Liputan6.com, Jakarta - Ahli hukum Edward Omar Syarief Hiariej menyinggung pendapat Yusril Ihza Mahendra yang dijadikan dalil tim hukum BPN Prabowo-Sandi dalam materi permohonan Perselisihan Hasil Pemilihan Umum (PHPU) di Mahkamah Konstitusi (MK).
Dia menilai, pendapat Yusril sudah tidak relevan dijadikan dalil dalam sengketa Pilpres 2019. Pendapat itu muncul saat Yusril dihadirkan sebagai ahli dalam sidang sengketa Pilpres 2014 oleh kubu Prabowo Subianto-Hatta Radjasa selaku pemohon.
Advertisement
"Keterangan tersebut tidaklah dapat dijadikan rujukan, sebab saat itu Mahkamah Konstitusi menolak gugatan untuk seluruhnya," kata Edward dalam persidangan di Gedung MK, Jakarta Pusat, Jumat (21/6/2019).
Pada persidangan sengketa Pilpres 2019 ini, Edward dihadirkan sebagai ahli hukum oleh kubu TKN Jokowi-Ma'ruf selaku pihak terkait yang berperkara.
"Dalam konteks hukum pembuktian, keterangan ahli dalam perkara a quo sama sekali tidak memiliki preponderance of the evidence sebagai clear and convincing evidence yang memiliki bobot bukti untuk meyakinkan hakim," ujar Edward.
"Dengan demikian, tidaklah relevan dijadikan sebagai fundamentum petendi (dasar gugatan/permohonan) pada saat ini," sambung guru besar Fakultas Hukum Universitas Gadjah Mada itu.
Saksikan video pilihan di bawah ini:
Kutip Pernyataan Yusril
Teuku Nasrullah, salah satu tim hukum Prabowo-Sandiaga dalam sengketa Pilpres 2019 mengutip langsung pernyataan Pakar Hukum Tata Negara, Yusril Ihza Mahendra.

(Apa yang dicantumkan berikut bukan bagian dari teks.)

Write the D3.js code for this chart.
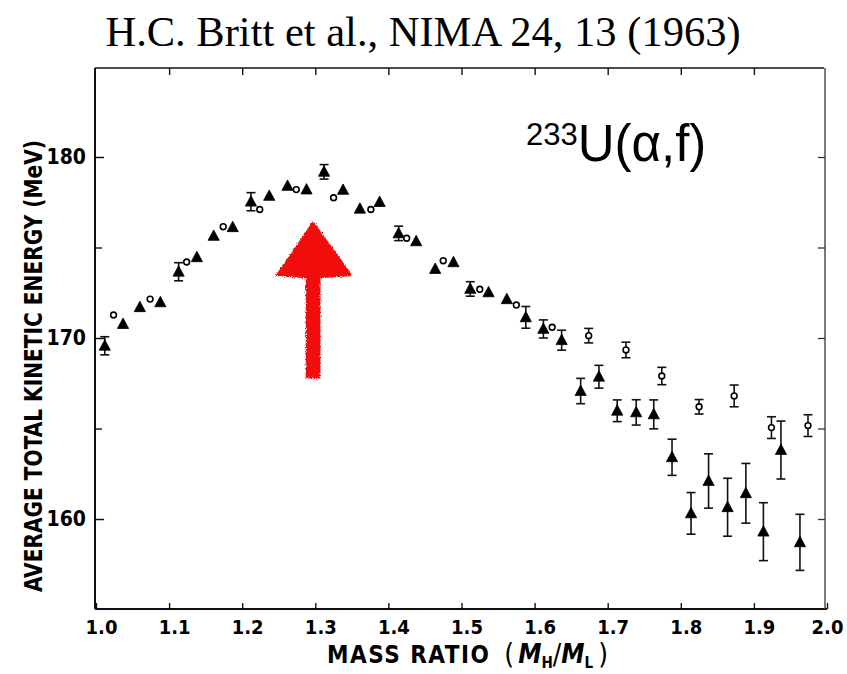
<!DOCTYPE html>
<html>
<head>
<meta charset="utf-8">
<script src="https://cdn.jsdelivr.net/npm/d3@7"></script>
<style>
  html, body { margin: 0; padding: 0; background: #fff; }
  svg { display: block; }
  .tick text { font-family: "DejaVu Sans Condensed", "DejaVu Sans", sans-serif; font-weight: bold; font-stretch: condensed; }
</style>
</head>
<body>
<script>
// Average total kinetic energy of fission fragments vs. mass ratio, 233U(alpha,f)

// Filled triangles
const triRatio  = [1.012, 1.037, 1.060, 1.088, 1.113, 1.138, 1.161, 1.187, 1.212, 1.237,
                   1.262, 1.288, 1.312, 1.338, 1.361, 1.388, 1.414, 1.438, 1.464, 1.489,
                   1.512, 1.537, 1.562, 1.588, 1.612, 1.637, 1.663, 1.688, 1.713, 1.739,
                   1.763, 1.788, 1.814, 1.838, 1.864, 1.889, 1.913, 1.937, 1.963];
const triEnergy = [169.57, 170.77, 171.70, 171.97, 173.66, 174.46, 175.64, 176.12, 177.53, 177.85,
                   178.40, 178.20, 179.18, 178.18, 177.14, 177.51, 175.78, 175.34, 173.81, 174.18,
                   172.71, 172.52, 172.14, 171.14, 170.50, 169.88, 167.07, 167.86, 165.98, 165.89,
                   165.78, 163.41, 160.31, 162.10, 160.65, 161.42, 159.30, 163.81, 158.71];
const triError  = [0.5, 0, 0, 0, 0.5, 0, 0, 0, 0.5, 0,
                   0, 0, 0.4, 0, 0, 0, 0.4, 0, 0, 0,
                   0.4, 0, 0, 0.6, 0.5, 0.55, 0.7, 0.63, 0.6, 0.7,
                   0.8, 1.0, 1.15, 1.5, 1.6, 1.65, 1.6, 1.6, 1.55];

// Open circles
const circRatio  = [1.024, 1.074, 1.124, 1.174, 1.224, 1.274, 1.325, 1.376, 1.425, 1.475,
                    1.525, 1.575, 1.624, 1.674, 1.725, 1.774, 1.825, 1.873, 1.924, 1.974];
const circEnergy = [171.27, 172.15, 174.20, 176.15, 177.10, 178.20, 177.75, 177.10, 175.51, 174.27,
                    172.69, 171.82, 170.59, 170.13, 169.34, 167.90, 166.20, 166.80, 165.05, 165.16];
const circError  = [0, 0, 0, 0, 0, 0, 0, 0, 0, 0,
                    0, 0, 0, 0.4, 0.43, 0.48, 0.4, 0.6, 0.6, 0.6];

// Axis ticks
const xTickValues = [1.0, 1.1, 1.2, 1.3, 1.4, 1.5, 1.6, 1.7, 1.8, 1.9, 2.0];
const yMajorTicks = [160, 170, 180];
const yMinorTicks = [165, 175];

// Arrow annotation in data units (tip, head base, shaft end)
const arrowRatio = 1.297;
const arrowEnergy = [176.4, 173.4, 167.8];

const W = 847, H = 674;
const svg = d3.select("body").append("svg").attr("width", W).attr("height", H);

const x = d3.scaleLinear().domain([1.0, 2.0]).range([96, 827]);
const y = d3.scaleLinear().domain([155, 185]).range([609.5, 66.5]);

const frameTop = 68, frameBottom = 609, frameLeft = 95, frameRight = 827;
const ink = "#111";
const condensed = "'DejaVu Sans Condensed', 'DejaVu Sans', sans-serif";

// Title
svg.append("text")
  .attr("x", 423).attr("y", 46)
  .attr("text-anchor", "middle")
  .attr("font-family", "'Liberation Serif', 'Times New Roman', serif")
  .attr("font-size", 42.5)
  .attr("fill", "#000")
  .text("H.C. Britt et al., NIMA 24, 13 (1963)");

// Frame
const frame = svg.append("g").attr("stroke", ink).attr("fill", "none");
frame.append("line").attr("x1", frameLeft).attr("x2", frameLeft).attr("y1", frameTop).attr("y2", frameBottom).attr("stroke-width", 2);
frame.append("line").attr("x1", frameLeft).attr("x2", frameRight).attr("y1", frameBottom).attr("y2", frameBottom).attr("stroke-width", 2);
frame.append("line").attr("x1", frameLeft).attr("x2", frameRight - 3).attr("y1", frameTop).attr("y2", frameTop).attr("stroke-width", 1.6);
frame.append("line").attr("x1", frameRight - 2).attr("x2", frameRight - 2).attr("y1", frameTop).attr("y2", frameBottom)
  .attr("stroke-width", 1.4).attr("stroke", "#444");

// Bottom axis, ticks pointing inward
const xAxis = d3.axisBottom(x).tickValues(xTickValues).tickSize(-6).tickPadding(0).tickFormat(d3.format(".1f"));
const gx = svg.append("g").attr("transform", `translate(0,${frameBottom})`).call(xAxis);
gx.select(".domain").remove();
gx.selectAll(".tick line").attr("stroke", ink).attr("stroke-width", 1.4);
gx.selectAll(".tick text").attr("font-size", 20).attr("fill", "#000")
  .attr("y", 25).attr("dy", 0)
  .attr("dx", d => d === 2.0 ? 0 : 5);

// Top axis ticks
const xTop = d3.axisTop(x).tickValues(xTickValues.slice(1, -1)).tickSize(-7).tickFormat("");
const gxt = svg.append("g").attr("transform", `translate(0,${frameTop})`).call(xTop);
gxt.select(".domain").remove();
gxt.selectAll(".tick line").attr("stroke", ink).attr("stroke-width", 1.4);

// Left axis, labelled major ticks plus minor ticks
const yAxis = d3.axisLeft(y).tickValues(yMajorTicks).tickSize(-9).tickFormat(d3.format("d"));
const gy = svg.append("g").attr("transform", `translate(${frameLeft},0)`).call(yAxis);
gy.select(".domain").remove();
gy.selectAll(".tick line").attr("stroke", ink).attr("stroke-width", 1.5);
gy.selectAll(".tick text").attr("font-size", 21).attr("fill", "#000").attr("x", -9);
const gyMinor = svg.append("g").attr("transform", `translate(${frameLeft},0)`)
  .call(d3.axisLeft(y).tickValues(yMinorTicks).tickSize(-7).tickFormat(""));
gyMinor.select(".domain").remove();
gyMinor.selectAll(".tick line").attr("stroke", ink).attr("stroke-width", 1.4);

// Right axis ticks
const gyr = svg.append("g").attr("transform", `translate(${frameRight - 2},0)`)
  .call(d3.axisRight(y).tickValues(yMajorTicks.concat(yMinorTicks)).tickSize(-7).tickFormat(""));
gyr.select(".domain").remove();
gyr.selectAll(".tick line").attr("stroke", "#333").attr("stroke-width", 1.3);

// Axis titles
svg.append("text")
  .attr("transform", "translate(42,366) rotate(-90)")
  .attr("text-anchor", "middle")
  .attr("font-family", condensed)
  .attr("font-weight", "bold")
  .attr("font-size", 24)
  .attr("textLength", 452).attr("lengthAdjust", "spacingAndGlyphs")
  .attr("fill", "#000")
  .text("AVERAGE TOTAL KINETIC ENERGY (MeV)");

const xt = svg.append("text")
  .attr("x", 327).attr("y", 663)
  .attr("font-family", condensed)
  .attr("font-weight", "bold")
  .attr("font-size", 24)
  .attr("fill", "#000");
xt.append("tspan").attr("letter-spacing", 1.5).text("MASS RATIO ");
xt.append("tspan").attr("font-size", 28).attr("font-weight", "normal").attr("dy", 1).attr("dx", 5).text("(");
xt.append("tspan").attr("font-style", "italic").attr("font-size", 26).attr("dy", -1).attr("dx", 4).text("M");
xt.append("tspan").attr("font-size", 15).attr("dy", 5).text("H");
xt.append("tspan").attr("font-size", 28).attr("font-weight", "normal").attr("dy", -4).text("/");
xt.append("tspan").attr("font-style", "italic").attr("font-size", 26).attr("dy", -1).text("M");
xt.append("tspan").attr("font-size", 15).attr("dy", 5).text("L");
xt.append("tspan").attr("font-size", 28).attr("font-weight", "normal").attr("dy", -4).attr("dx", 5).text(")");

// Reaction label
const rl = svg.append("text")
  .attr("x", 526).attr("y", 161)
  .attr("font-family", "'Liberation Sans', Arial, Helvetica, sans-serif")
  .attr("fill", "#000");
rl.append("tspan").attr("font-size", 31).attr("dy", -16).text("233");
rl.append("tspan").attr("font-size", 51).attr("dy", 16).text("U(\u03b1,f)");

// Data: error bars, triangles, circles
const tri = triRatio.map((r, i) => ({ r, e: triEnergy[i], err: triError[i] }));
const circ = circRatio.map((r, i) => ({ r, e: circEnergy[i], err: circError[i] }));

function errorBars(data, cls) {
  const g = svg.append("g").attr("class", cls).attr("stroke", ink).attr("stroke-width", 1.6);
  const withErr = data.filter(d => d.err > 0);
  g.selectAll("line.v").data(withErr).join("line").attr("class", "v")
    .attr("x1", d => x(d.r)).attr("x2", d => x(d.r))
    .attr("y1", d => y(d.e + d.err)).attr("y2", d => y(d.e - d.err));
  g.selectAll("line.t").data(withErr).join("line").attr("class", "t")
    .attr("x1", d => x(d.r) - 4.5).attr("x2", d => x(d.r) + 4.5)
    .attr("y1", d => y(d.e + d.err)).attr("y2", d => y(d.e + d.err));
  g.selectAll("line.b").data(withErr).join("line").attr("class", "b")
    .attr("x1", d => x(d.r) - 4.5).attr("x2", d => x(d.r) + 4.5)
    .attr("y1", d => y(d.e - d.err)).attr("y2", d => y(d.e - d.err));
}
errorBars(tri, "tri-err");
errorBars(circ, "circ-err");

svg.append("g").selectAll("path").data(tri).join("path")
  .attr("transform", d => `translate(${x(d.r)},${y(d.e)})`)
  .attr("d", "M0,-6L5.6,4.4L-5.6,4.4Z")
  .attr("fill", "#000").attr("stroke", "#000").attr("stroke-width", 0.8).attr("stroke-linejoin", "round");

svg.append("g").selectAll("circle").data(circ).join("circle")
  .attr("cx", d => x(d.r)).attr("cy", d => y(d.e)).attr("r", 2.9)
  .attr("fill", "#fff").attr("stroke", "#000").attr("stroke-width", 1.6);

// Red hand-drawn arrow
const defs = svg.append("defs");
const f = defs.append("filter").attr("id", "crayon").attr("x", "-10%").attr("y", "-10%").attr("width", "120%").attr("height", "120%");
f.append("feTurbulence").attr("type", "fractalNoise").attr("baseFrequency", 0.9).attr("numOctaves", 2).attr("seed", 3).attr("result", "noise");
f.append("feDisplacementMap").attr("in", "SourceGraphic").attr("in2", "noise").attr("scale", 4)
  .attr("xChannelSelector", "R").attr("yChannelSelector", "G");

const ax = x(arrowRatio);
const [tipE, baseE, endE] = arrowEnergy;
const headHalf = x(arrowRatio + 0.05) - ax;
const shaftHalf = x(arrowRatio + 0.009) - ax;
const arrowPath = d3.path();
arrowPath.moveTo(ax, y(tipE));
arrowPath.lineTo(ax + headHalf + 2, y(baseE) - 1);
arrowPath.lineTo(ax + shaftHalf, y(baseE) + 1);
arrowPath.lineTo(ax + shaftHalf, y(endE));
arrowPath.lineTo(ax - shaftHalf, y(endE));
arrowPath.lineTo(ax - shaftHalf, y(baseE) + 1);
arrowPath.lineTo(ax - headHalf, y(baseE) - 1);
arrowPath.closePath();
svg.append("path").attr("d", arrowPath.toString())
  .attr("fill", "#f20d0d").attr("stroke", "#f20d0d").attr("stroke-width", 1.5)
  .attr("filter", "url(#crayon)");
</script>
</body>
</html>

Kendati diketahui, Yusril saat ini menjadi 'lawan' dari mereka dalam persidangan sengketa Pilpres 2019 di MK. Yusril dalam hal ini merupakan koordinator hukum bagi Tim Kampanye Nasional (TKN) Jokowi-Ma'ruf.
"Beberapa ahli juga menolak MK hanya melakukan kerja teknis kalkulasi suara, yang dalam bahasa populer dikatakan menolak MK menjadi 'Mahkamah Kalkulator', keterangan Ahli Prof Dr Yusril Ihza Mahendra," kata Nasrullah di Ruang Sidang MK, Jakarta, Jumat (14/6/2019).
Selain Yusril, Nasrullah juga mengutip nama salah satu hakim majelis konstitusi, yakni Saldi Isra. Yakni dalam tulisannya di harian Kompas tanggal 14 Agustus 2013 yang berjudul “Memudarnya Mahkota MK”.
"Prof Saldi menyatakan bahwa jika ada pelanggaran yang bersifat TSM, maka batasan yang dibuat UU terkait minimal selisih suara yang dapat digugat ke MK dapat diterobos," baca Nasrullah mengutip perkataan Saldi.